The statistical analysis was performed utilizing IBM SPSS Statistics (Version 26.0, IBM Corp., Armonk, NY, USA). The characteristics of the study population are reported as percentages for categorical variables, means ± standard deviation (SDs) for normally distributed variables, and medians (interquartile ranges) for non-normally distributed variables. Comparisons between the groups, including those with higher and lower diet quality or current and non-smokers, were performed using the chi-square test for categorical variables, independent sample t-test for normally distributed continuous variables, and the Mann‒Whitney U test for non-normally distributed variables. Our study did not encounter missing data.
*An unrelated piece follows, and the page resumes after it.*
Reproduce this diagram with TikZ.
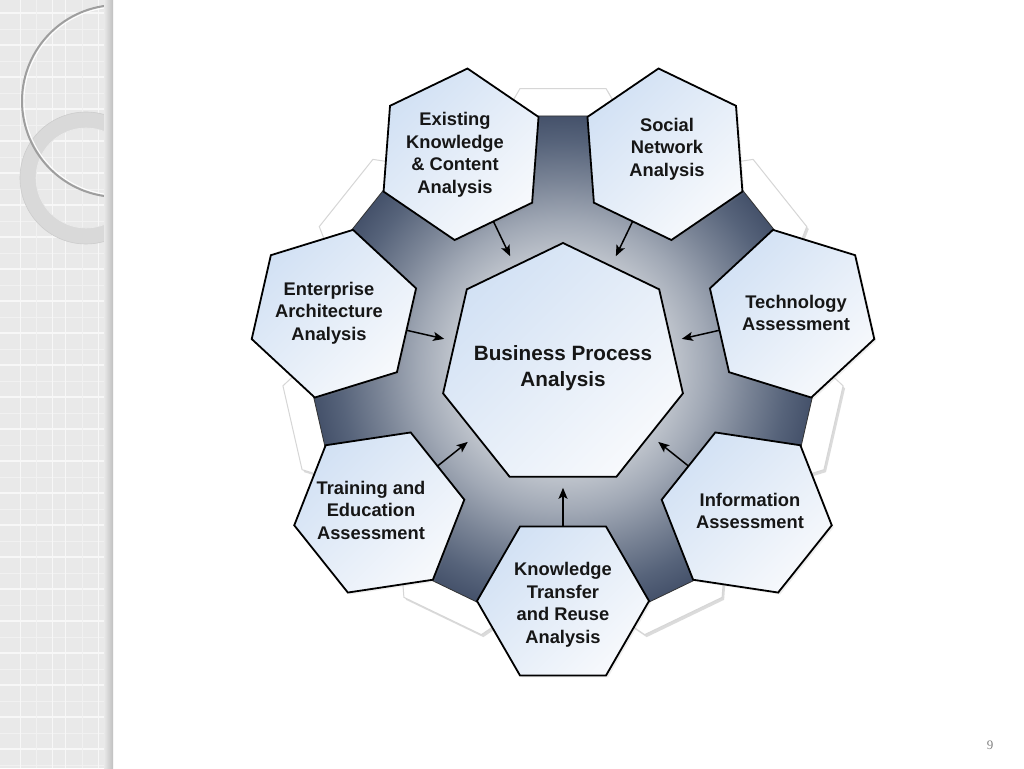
\documentclass[tikz,border=0pt]{standalone}
\usepackage{fontspec}
\setmainfont{Liberation Sans}
\newfontfamily\pagefont{Liberation Serif}
\usetikzlibrary{shapes.geometric,arrows.meta,shadows,calc}
\definecolor{hexblue}{RGB}{210,225,244}
\definecolor{hexwhite}{RGB}{247,249,252}
\definecolor{txt}{RGB}{22,22,22}
\definecolor{stripbg}{RGB}{233,233,233}
\pgfdeclareradialshading{bandshade}{\pgfpoint{0bp}{0bp}}{%
  rgb(0bp)=(0.84,0.86,0.88);
  rgb(9.5bp)=(0.76,0.78,0.81);
  rgb(13bp)=(0.63,0.66,0.71);
  rgb(16.5bp)=(0.48,0.52,0.59);
  rgb(20bp)=(0.34,0.39,0.48);
  rgb(23bp)=(0.25,0.30,0.40);
  rgb(50bp)=(0.24,0.29,0.39)}
\tikzset{
  hexbox/.style={regular polygon, regular polygon sides=6, minimum size=172pt,
    inner sep=0pt, outer sep=0pt, draw=black, line width=1.8pt,
    top color=hexblue, bottom color=hexwhite, shading angle=45,
    drop shadow={shadow xshift=2pt, shadow yshift=-2pt, opacity=0.12}},
  backhex/.style={regular polygon, regular polygon sides=6, minimum size=172pt,
    inner sep=0pt, outer sep=0pt, fill=white, draw=black!16, line width=1pt,
    drop shadow={shadow xshift=2pt, shadow yshift=-2.5pt, opacity=0.28}},
  centerbox/.style={regular polygon, regular polygon sides=7, minimum size=246pt,
    inner sep=0pt, outer sep=0pt, draw=black, line width=1.8pt,
    top color=hexblue, bottom color=hexwhite, shading angle=45},
  bandpoly/.style={regular polygon, regular polygon sides=7, minimum size=555pt,
    shape border rotate=180, inner sep=0pt, outer sep=0pt, draw=black!80, line width=0.8pt},
  lbl/.style={font=\bfseries\fontsize{18.3}{22.5}\selectfont, align=center, text=txt, inner sep=0pt},
  clbl/.style={font=\bfseries\fontsize{20.7}{26}\selectfont, align=center, text=txt, inner sep=0pt},
  arr/.style={-{Stealth[length=11pt,width=9pt,inset=2.5pt]}, line width=1.5pt, black, shorten >=11pt}
}
\begin{document}
\begin{tikzpicture}[x=1pt,y=1pt]
\useasboundingbox (0,0) rectangle (1024,768);
\fill[white] (0,0) rectangle (1024,768);
% left decorative strip
\fill[stripbg] (0,0) rectangle (113,768);
\foreach \y in {3,35,...,767} \draw[white!35!stripbg, line width=0.6pt] (0,\y) -- (110,\y);
\foreach \y in {19,51,...,767} \draw[white!65!stripbg, line width=1.2pt] (0,\y) -- (110,\y);
\foreach \x in {20,52,65,98} \draw[white!65!stripbg, line width=1pt] (\x,0) -- (\x,768);
\foreach \x in {36,82} \draw[white!35!stripbg, line width=0.6pt] (\x,0) -- (\x,768);
\begin{scope}
  \clip (0,0) rectangle (110,768);
  \draw[black!15, line width=16pt] (86,590) circle (58pt);
  \draw[black!20, line width=0.6pt] (86,590) circle (66pt);
  \draw[black!8, line width=0.6pt] (86,590) circle (50pt);
  \draw[black!38, line width=2pt] (118,667) circle (96pt);
  \draw[white, line width=0.9pt] (118,667) circle (94pt);
\end{scope}
\shade[left color=stripbg, right color=black!25] (104,0) rectangle (113,768);
% centre coordinate
\coordinate (C) at (563,402);
% background white hexagons
\foreach \a/\r [count=\i] in {90/120, 141.43/171.43, 192.86/222.86, 244.29/274.29, 295.71/325.71, 347.14/17.14, 38.57/68.57}
  \node[backhex, shape border rotate=\r] (bh\i) at ($(C)+(\a:203pt)$) {};
% dark band
\node[bandpoly, path picture={\shade[shading=bandshade] (C) circle (280pt);}] (band) at (C) {};
% outer hexagons
\node[hexbox, shape border rotate=300]   (kt) at ($(C)+(270:235pt)$) {};
\node[hexbox, shape border rotate=351.43] (ia) at ($(C)+(321.43:235pt)$) {};
\node[hexbox, shape border rotate=42.86] (ta) at ($(C)+(12.86:235pt)$) {};
\node[hexbox, shape border rotate=94.29] (sn) at ($(C)+(64.29:235pt)$) {};
\node[hexbox, shape border rotate=145.71] (ek) at ($(C)+(115.71:235pt)$) {};
\node[hexbox, shape border rotate=197.14] (ea) at ($(C)+(167.14:235pt)$) {};
\node[hexbox, shape border rotate=248.57] (te) at ($(C)+(218.57:235pt)$) {};
% centre heptagon
\node[centerbox] (bp) at (C) {};
% arrows
\foreach \h in {kt,ia,ta,sn,ek,ea,te} \draw[arr] (\h) -- (bp);
% labels
\node[clbl] (tbp) at (563,400) {Business Process\\Analysis};
\node[lbl] (tek) at (455,613) {Existing\\Knowledge\\\& Content\\Analysis};
\node[lbl] (tsn) at (667,619) {Social\\Network\\Analysis};
\node[lbl] (tta) at (796,455) {Technology\\Assessment};
\node[lbl] (tia) at (750,257) {Information\\Assessment};
\node[lbl] (tkt) at (563,163) {Knowledge\\Transfer\\and Reuse\\Analysis};
\node[lbl] (tte) at (371,258) {Training and\\Education\\Assessment};
\node[lbl] (tea) at (329,455) {Enterprise\\Architecture\\Analysis};
% page number
\node[font=\pagefont\fontsize{13}{13}\selectfont, text=black!50] (pnum) at (990,23) {9};
\end{tikzpicture}
\end{document}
Cox proportional hazard regression was employed to explore the associations of DQI quartiles and smoking status (non-smokers vs current smokers) with the incidence of HTN, stroke, CVDs, and all-cause mortality. The duration of follow-up was calculated from the enrollment date in the study until the occurrence of the first CVDs or mortality event or until the last follow-up date. Additionally, for the incidence of HTN, the follow-up duration was defined as the midpoint between the date of the follow-up visit where HTN was initially identified and the last follow-up visit preceding the diagnosis.
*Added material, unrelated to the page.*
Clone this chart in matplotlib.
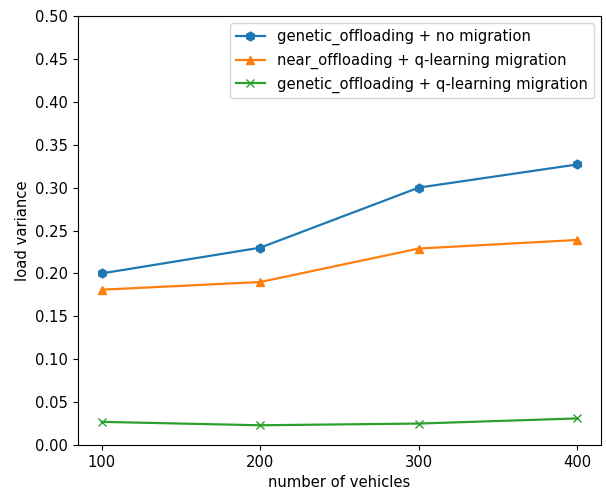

Additionally, an interaction analysis was conducted based on the joint classification of DQIs (median; higher/lower) and smoking status (current smokers/non-smokers). For the interaction analysis, four groups were created: 1) current smokers with lower diet quality, 2) current smokers with higher diet quality, 3) non-smokers with lower diet quality, and 4) non-smokers with higher diet quality. The hazard ratios (HRs) and their associated 95% confidence intervals (CIs) for each outcome were determined across the categories considering “current smokers with poor diet quality” as a reference group. Variables that had significant associations with CVDs and HTN according to the univariate analysis (P < 0.05), were included in the statistical analyses as confounding factors. Model 1 was adjusted for sex, age, SBP, FBS, serum TC, serum TG, serum HDL-C, energy intake, BMI, and physical activity. Additionally, Model 2 was adjusted for medication use, employment status, education level, and family history of premature CVDs. The fitness of the multivariable models was determined using Harrel’s C index48. To obtain P values for interactions, smoking status, diet quality status, and their interaction terms were included in the unadjusted Cox model. The results include HR (95% CI) for each comparison. The proportional hazards assumption was checked using the graph of the log(−log(survival)) versus the log of survival time, and the assumption was satisfied (lines in the plots were parallel). All P values were derived from two-sided tests, and values less than 0.05 were considered to indicate statistical significance.

Ethics approval and consent to participate

The study followed the Declaration of Helsinki by obtaining informed consent from participants and receiving approval from the Ethics Committee of the Iran University of Medical Sciences (IR.IUMS.REC.1402.138).